We may be hurtling towards March, but there’s still an element of the pantomime season being in full flow in Scottish football. Is there a title race in the Ladbrokes Premiership? Oh yes there is, roar some. Oh no there isn’t, bellow the others. There was even something of a panto villain here at Ibrox yesterday in the shape of Steven Naismith, who was greeted by the kind of jeering and hissing you’d get at the Pavilion when the baddie takes centre stage.

When it was all over, Graeme Murty refused to get embroiled in all this is there, isn’t there bletherings. His team reduced the gap to table-topping Celtic to six points with this thoroughly merited triumph over Hearts but the Rangers manager was keeping his cards close to the chest amid the clamour for a ‘we’re coming to get you’ soundbite.

"I'm not sure we are even in Celtic's minds,” he said. "You guys can say that (a title race) all you want but as far as I am concerned they are still the team to beat at the top of the table. All we can do is worry about us and make sure we do our job. And we did our job today.”

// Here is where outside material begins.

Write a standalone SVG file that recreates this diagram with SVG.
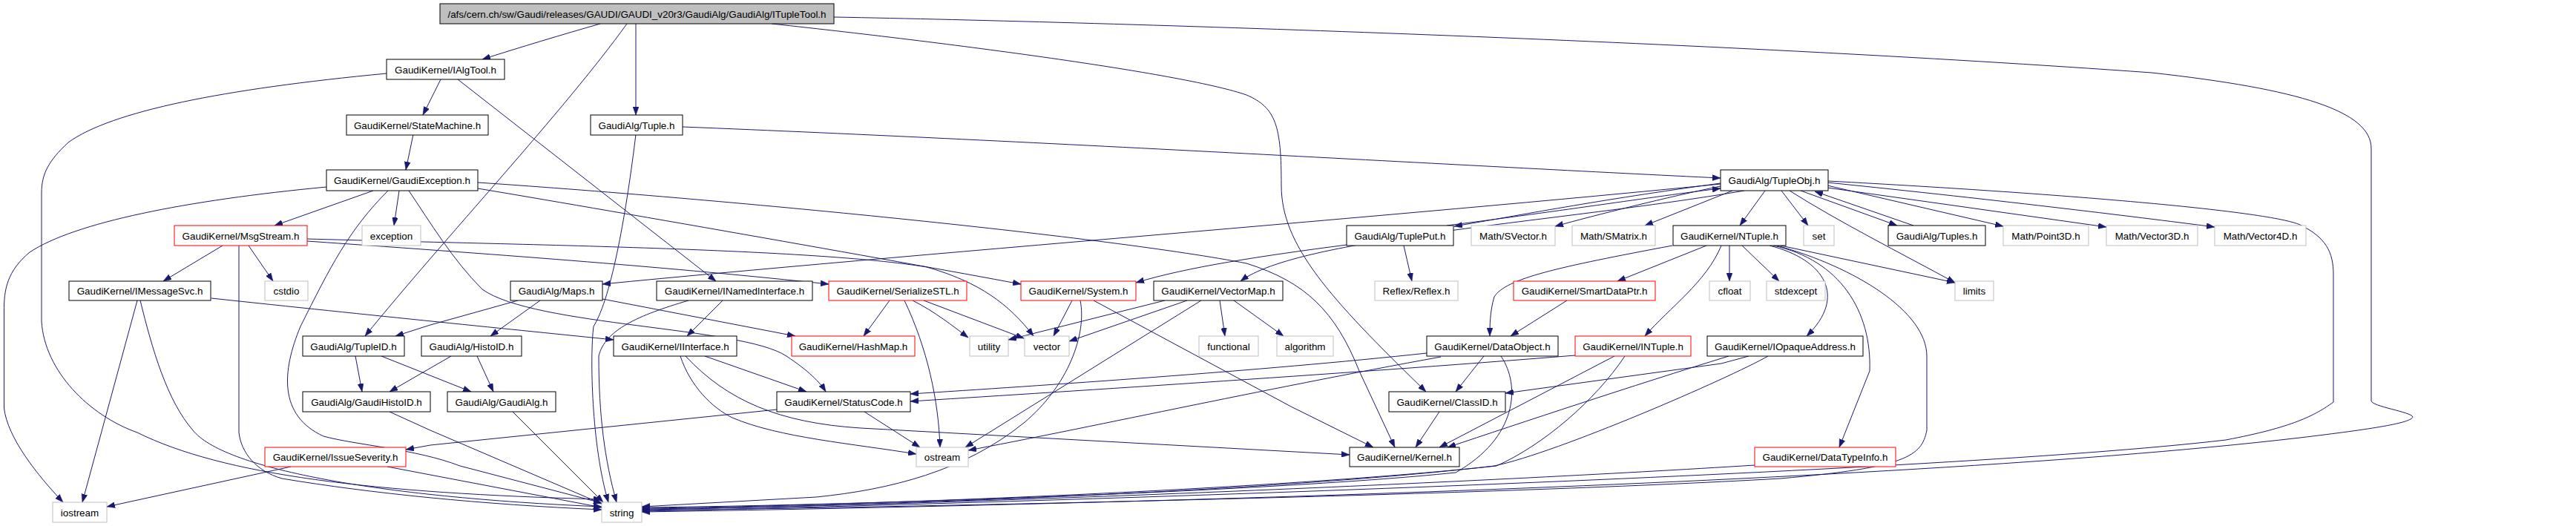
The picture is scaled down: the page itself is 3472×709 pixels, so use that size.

Jamie Murphy got Rangers up and running just before half-time but they had to wait until the last knockings to put the tin lid on the win with Russell Martin’s first goal for the club. The dominant hosts had 24 efforts on goal during the 90 minutes. Jon McLaughlin, the Hearts keeper, just about made a similar number of saves … and Josh Windass probably had as many misses. Rangers got there in the end, though.

"It was a game where we could have been more clinical and scored more but it was a thoroughly professional performance against a very stubborn and well-organised opponent,” added Murty.

The biggest outpouring of noise in the early stages was reserved for former Rangers man Kyle Lafferty, who was roundly booed upon getting his first touch. Perhaps the neatly coiffured folk in the stands simply didn’t like his bleached hair? There were certainly one or two hair-raising moments for Hearts in the opening minutes as their hosts mounted a purposeful assault.

A raking Sean Goss effort was palmed over the bar by McLaughlin before the Hearts custodian stuck out a long arm to deny Greg Docherty’s low drive.

There were plenty of defensive chores for the visitors to be getting on with but they did manage a menacing forage on 17 minutes. Lafferty was afforded far too much space by a dithering Rangers rearguard and having engineered an opening, his looping shot was punched over by the flying Wes Foderingham. Not long after, Foderingham leapt into action again and flung himself to his left to beat away Joaquim Adao’s curler as Hearts grew in stature.

After that flurry of advances from the visitors, Rangers upped the ante again. Alfredo Morelos made a right hash of a free header at the back post while a series of surging raids were repelled by a hard-working Hearts back line. Just as Rangers were pondering bringing out the hammer and chisel, the visiting defence cracked. Murphy embarked on an angled run across the box that left a a variety of Hearts bodies strewn in desperate abandon before managing to squeeze a shot through a tangle of legs and into the net.

It had been a lively, engaging old tussle and there was little let up after the resumption. Windass plonked a shot over the bar from eight yards while the industrious Docherty brought out another good block from McLaughlin. The Rangers profligacy was causing the frustrated harrumphing in the stands to increase and the needles on the grumble-ometer went pinging into the red on the hour. A Hearts corner swiftly turned into a fearsome Rangers counter but having been sent free by Candeias’ pass, Windass couldn’t get the better of McLaughlin in the head-to-head.

McLaughlin thwarted both Murphy and Windass again before a ricochet off Naismith caused some gasps as it bounced wide at the other end. Martin finally eased the tension in the 88th minute when he swept home a low Candeias cross from a couple of yards.

“It was unlike us today,” said Craig Levein, who conceded his side had been well beaten. “I think 2-0 flattered us. I’m just really looking forward to Tuesday’s game against Kilmarnock now to get rid of this taste in my mouth.”